The day I started work at Stuff Installed, a tree fell on Elsie’s house. Looking back, I should have taken that as a sign of things to come. This was a woman who, in the course of the seven and a half months I worked with her, managed to create as much chaos, disaster, mishap, and unintentional hilarity as any normal person might in a lifetime.
For those of you reading these stories for the very first time,
everything took place between Monday, July 11 and Monday, April 2. The year isn't important. That is my time frame for the
volumes you are about to enjoy.
I was nervous about working in an office like Stuff, Installed. It was
part of a large corporation, one that had a human resources department and
hosted their own conferences and training forums. But I needed health insurance and a steady
paycheck. Stuff, Installed seemed to fit
the bill.
My job description was fairly ambiguous. “Customer Service” is always a euphemism for
“person who takes the angry calls.” That
didn’t bother me. The idea of working in
an office with other people bothered me.
See, prior to this job, I’d worked, for nearly twenty years, either from
home or in an office alone. My job
longevity was a selling point to NBM who managed to miss the part where I
hadn’t worked with actual people in a very, very long time.
Being on the phone was the number one duty of everyone at Stuff, Installed,
except for the actual installers. Those
guys were lucky because they got to go and install the Stuff, and rarely had to
be on the phone. Everyone else was
expected to make and take several phone calls a day. Elsie’s job, I was told, was to make one
hundred outgoing calls a day.
“She’s only been here a month,” the Bookkeeper said. “She’s not quite up to speed.”
Truer words were never spoken.
I only worked with the Bookkeeper one week, so she never got to live
through the months of Elsie NEVER getting up to speed.
But let’s not get ahead of ourselves.
That first day, July 11, when the
tree fell on her house, I felt sorry for Elsie.
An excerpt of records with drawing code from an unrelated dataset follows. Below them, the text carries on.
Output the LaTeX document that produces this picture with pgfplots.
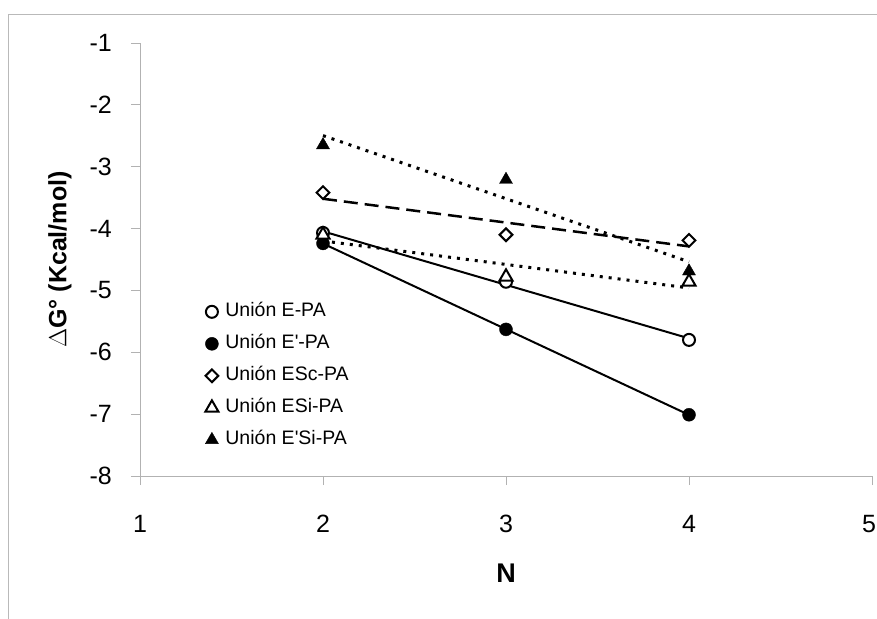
\documentclass[border=0pt]{standalone}
\usepackage{pgfplots}
\pgfplotsset{compat=1.18}
\usepackage{fontspec}
\setmainfont{Liberation Sans}[Ligatures=TeXOff]

\begin{document}
\begin{tikzpicture}
\useasboundingbox (0bp,0bp) rectangle (877bp,619bp);
\draw[gray!55, line width=1bp] (8bp,0bp) -- (8bp,604bp) -- (877bp,604bp);
\begin{axis}[
  at={(140bp,143bp)}, anchor=south west,
  scale only axis, width=732bp, height=433bp,
  xmin=1, xmax=5, ymin=-8, ymax=-1,
  xtick={1,2,3,4,5}, ytick={-8,-7,-6,-5,-4,-3,-2,-1},
  xticklabels={1,2,3,4,{\hspace*{-6bp}5}},
  axis x line*=bottom, axis y line*=left,
  x axis line style={-}, y axis line style={-},
  axis line style={gray!60, line width=1bp},
  tick style={gray!60, line width=1bp},
  tick align=outside, major tick length=9bp,
  tick label style={font=\fontsize{25bp}{30bp}\selectfont, black, inner sep=0pt},
  /pgf/number format/assume math mode=true,
  xticklabel style={anchor=north, yshift=-30bp},
  yticklabel style={anchor=east, xshift=-19bp},
  every axis x label/.style={at={(axis description cs:0.5,-0.224)}, anchor=center, font=\fontsize{27bp}{32bp}\selectfont\bfseries},
  every axis y label/.style={at={(axis description cs:-0.1093,0.5)}, rotate=90, anchor=center, font=\fontsize{25bp}{30bp}\selectfont\bfseries},
  xlabel={N},
  ylabel={$\Delta$G\textdegree{} (Kcal/mol)},
  legend style={at={(axis description cs:0.085,0.405)}, anchor=north west, draw=none, fill=none,
    nodes={font=\fontsize{19.5bp}{22bp}\selectfont, inner sep=0pt, text height=14bp, text depth=4bp, anchor=west},
    row sep=14bp,
    /tikz/every odd column/.append style={column sep=7bp}},
  legend cell align=left,
  legend image code/.code={\draw[#1] plot coordinates {(0bp,0bp)};},
  clip=false,
]
% trendlines
\addplot[black, line width=2bp, forget plot] coordinates {(2,-4.045) (4,-5.775)};
\addplot[black, line width=2bp, forget plot] coordinates {(2,-4.242) (4,-7.012)};
\addplot[black, line width=2.5bp, dash pattern=on 14bp off 7bp, forget plot] coordinates {(2,-3.518) (4,-4.288)};
\addplot[black, line width=3bp, dash pattern=on 3bp off 6bp, forget plot] coordinates {(2,-4.20) (4,-4.96)};
\addplot[black, line width=3bp, dash pattern=on 3bp off 6bp, forget plot] coordinates {(2,-2.497) (4,-4.537)};
% data
\addplot[only marks, mark=*, mark size=6bp, mark options={draw=black, fill=white, line width=2bp}] coordinates {(2,-4.07) (3,-4.86) (4,-5.80)};
\addlegendentry{Unión E-PA}
\addplot[only marks, mark=*, mark size=6.5bp, mark options={draw=black, fill=black}] coordinates {(2,-4.24) (3,-5.63) (4,-7.01)};
\addlegendentry{Unión E'-PA}
\addplot[only marks, mark=square*, mark size=4.5bp, mark options={draw=black, fill=white, line width=2bp, rotate=45}] coordinates {(2,-3.42) (3,-4.10) (4,-4.19)};
\addlegendentry{Unión ESc-PA}
\addplot[only marks, mark=triangle*, mark size=7.5bp, mark options={draw=black, fill=white, line width=2bp}] coordinates {(2,-4.10) (3,-4.78) (4,-4.86)};
\addlegendentry{Unión ESi-PA}
\addplot[only marks, mark=triangle*, mark size=7.5bp, mark options={draw=black, fill=black}] coordinates {(2,-2.65) (3,-3.21) (4,-4.69)};
\addlegendentry{Unión E'Si-PA}
\end{axis}
\end{tikzpicture}
\end{document}
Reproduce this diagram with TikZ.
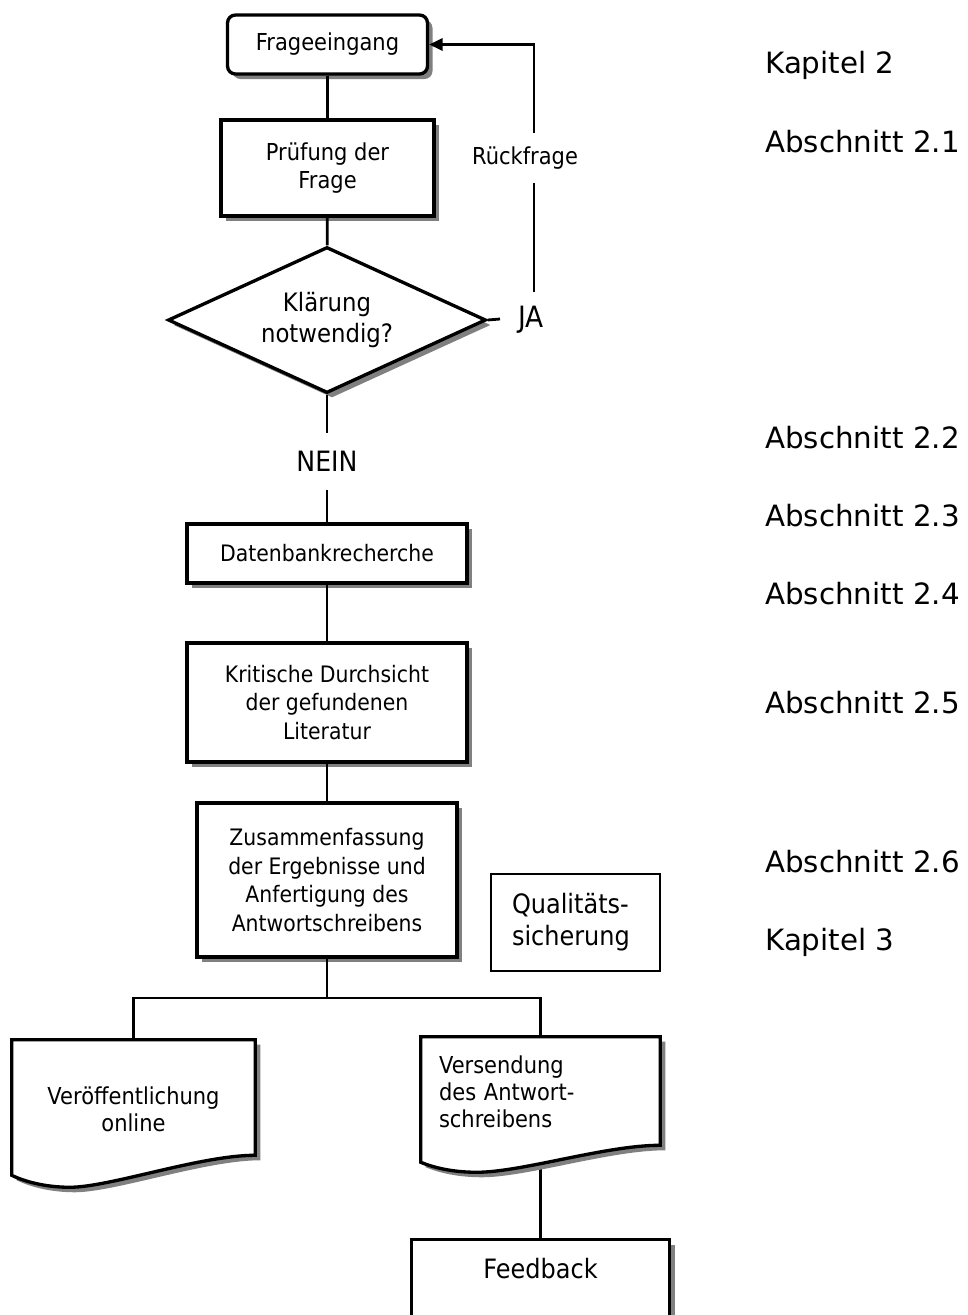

I mean, who has a tree fall on their house, and comes in to work
anyway? It was my first day. I was fairly certain that a tree falling on
your house should be a good excuse to not come in to work. She seemed so afraid that if she hadn’t
come in to work, she’d lose her job. I’d
been on the job three hours…and I was thinking I’d made a huge mistake taking
the job.
Turns out, working in an office run
by NBM was sort of like working in a circus where the ring leader can’t make up
his mind where the elephants should poop.
You’re constantly stepping in it when you didn’t even know it was there.
It only took me three hours to figure
that out, and I hadn’t met the cotton-candy haired clown makeup wearing
disaster of a human being that was Elsie W.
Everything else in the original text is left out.